-- Records shown start --

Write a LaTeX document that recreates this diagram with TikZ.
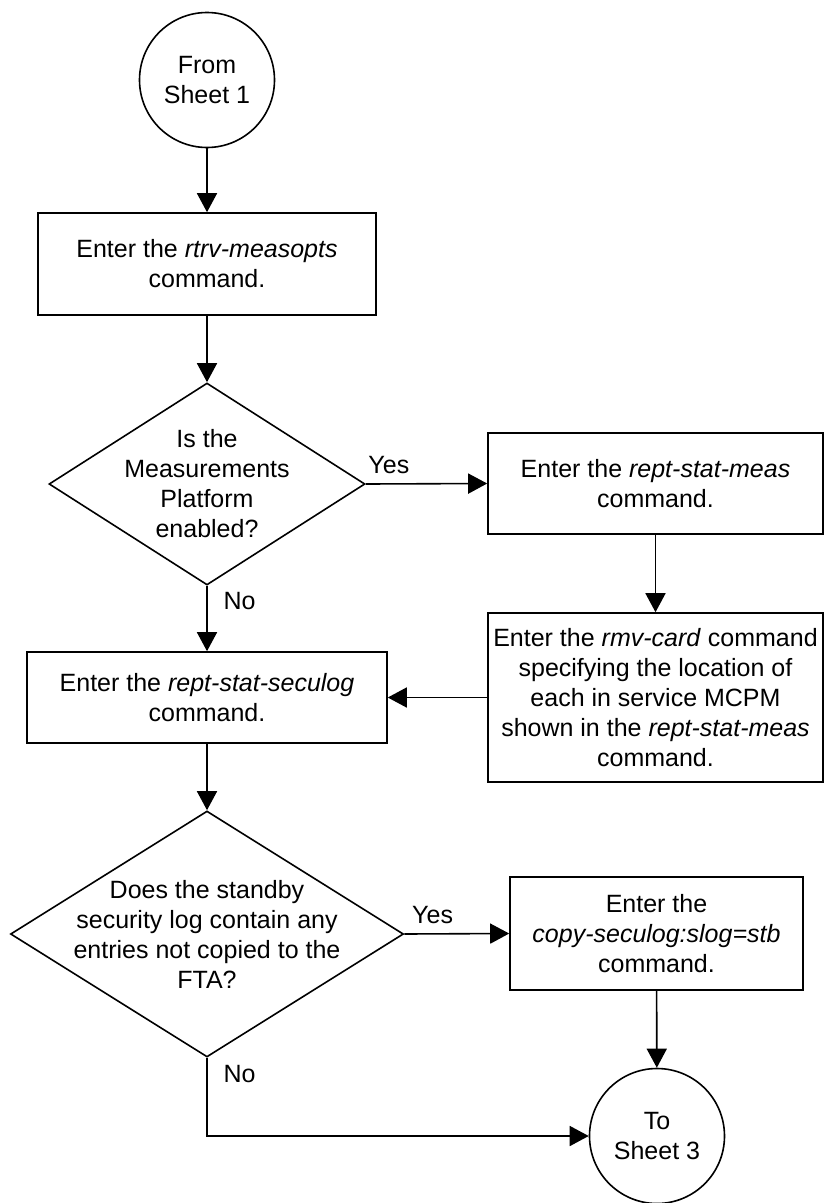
\documentclass[tikz,border=0pt]{standalone}
\usepackage{fontspec}
\setmainfont{Liberation Sans}
\usetikzlibrary{shapes.geometric,arrows.meta}

\tikzset{
  flowline/.style={line width=1.6pt},
  flowarrow/.style={flowline, -{Triangle[length=19pt,width=20pt]}},
  cmdbox/.style={draw, flowline, rectangle, align=center, inner sep=2pt},
  sheet/.style={draw, flowline, circle, minimum size=135pt, align=center},
  decision/.style={draw, flowline, diamond, inner sep=0pt},
  answer/.style={anchor=base west, xshift=12.5pt}
}

\begin{document}
\begin{tikzpicture}[x=1pt,y=-1pt]
    \useasboundingbox (0,0) rectangle (825,1203);
    \begin{scope}[font=\fontsize{25}{30}\selectfont]
      \node [sheet] (fromsheet) at (207,80) {From\\Sheet 1};
      \node [cmdbox, minimum width=338pt, minimum height=102pt] (measopts) at (207,264)
        {Enter the \textit{rtrv-measopts}\\command.};

      \node [decision, minimum width=316pt, minimum height=202pt] (meason) at (207,484) {};
      \node [align=center] (measontext) at (meason.center)
        {Is the\\Measurements\\Platform\\enabled?};

      \node [cmdbox, minimum width=335pt, minimum height=101pt] (statmeas) at (655.5,483.5)
        {Enter the \textit{rept-stat-meas}\\command.};
      \node [cmdbox, minimum width=335pt, minimum height=169pt] (rmvcard) at (655.5,697.5)
        {Enter the \textit{rmv-card} command\\specifying the location of\\each in service MCPM\\shown in the \textit{rept-stat-meas}\\command.};

      \node [cmdbox, minimum width=360pt, minimum height=91pt] (seculog) at (207,697.5)
        {Enter the \textit{rept-stat-seculog}\\command.};

      \node [decision, minimum width=393pt, minimum height=246pt] (standby) at (207,934) {};
      \node [align=center] (standbytext) at (standby.center)
        {Does the standby\\security log contain any\\entries not copied to the\\FTA?};

      \node [cmdbox, minimum width=293pt, minimum height=113pt] (copylog) at (656.5,933.5)
        {Enter the\\\textit{copy-seculog:slog=stb}\\command.};
      \node [sheet] (tosheet) at (657,1136) {To\\Sheet 3};

      \draw [flowarrow] (fromsheet) -- (measopts);
      \draw [flowarrow] (measopts) -- (meason);
      \draw [flowarrow] (meason.east) -- (statmeas.west)
        node [pos=0.19, anchor=base, yshift=10pt] (yesone) {Yes};
      \draw [flowarrow] (statmeas) -- (rmvcard);
      \draw [flowarrow] (meason.south) -- (seculog.north)
        node [pos=0.36, answer] (noone) {No};
      \draw [flowarrow] (rmvcard.west) -- (seculog.east);
      \draw [flowarrow] (seculog) -- (standby);
      \draw [flowarrow] (standby.east) -- (copylog.west)
        node [pos=0.27, anchor=base, yshift=10pt] (yestwo) {Yes};
      \draw [flowarrow] (copylog) -- (tosheet);
      \draw [flowarrow] (standby.south) |- (tosheet.west)
        node [pos=0.16, answer] (notwo) {No};
    \end{scope}
\end{tikzpicture}
\end{document}
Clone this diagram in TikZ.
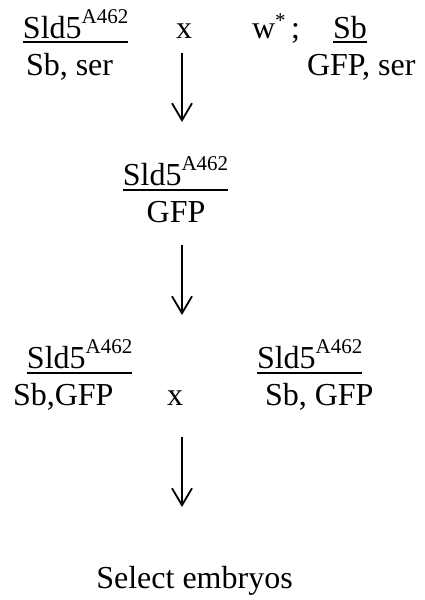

-- Records shown end --

_Task brief_.
Note how many lines of the material contain the string "diagram". Then report that number by itself.

_Solution_.
2